CT-PatchTST: Channel-Time Patch Time-Series Transformer for Long-Term Renewable Energy Forecasting
It addresses the need for reliable forecasting to enhance power grid stability and efficiency under high renewable penetration, though it appears incremental as it builds on existing transformer-based approaches.
This paper tackles the problem of long-term renewable energy forecasting for wind and solar power by proposing CT-PatchTST, a deep learning model that outperforms existing methods in accuracy and robustness on real-world datasets from Denmark.

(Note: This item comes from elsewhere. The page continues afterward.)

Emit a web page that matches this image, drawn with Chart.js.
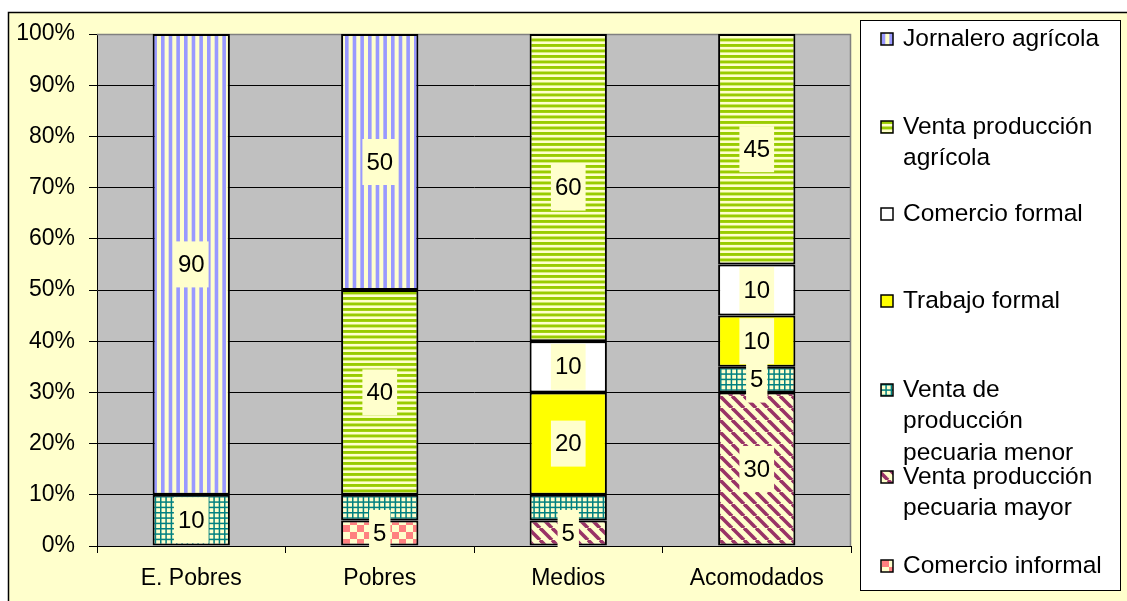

Accurate forecasting of renewable energy generation is fundamental to enhancing the dynamic performance of modern power grids, especially under high renewable penetration. This paper presents Channel-Time Patch Time-Series Transformer (CT-PatchTST), a novel deep learning model designed to provide long-term, high-fidelity forecasts of wind and solar power. Unlike conventional time-series models, CT-PatchTST captures both temporal dependencies and inter-channel correlations-features that are critical for effective energy storage planning, control, and dispatch. Reliable forecasting enables proactive deployment of energy storage systems (ESSs), helping to mitigate uncertainties in renewable output, reduce system response time, and optimize storage operation based on location-specific flow and voltage conditions. Evaluated on real-world datasets from Denmark's offshore wind, onshore wind, and solar generation, CT-PatchTST outperforms existing methods in both accuracy and robustness. By enabling predictive, data-driven coordination of ESSs across integrated source-grid-load-storage systems, this work contributes to the design of more stable, responsive, and cost-efficient power networks.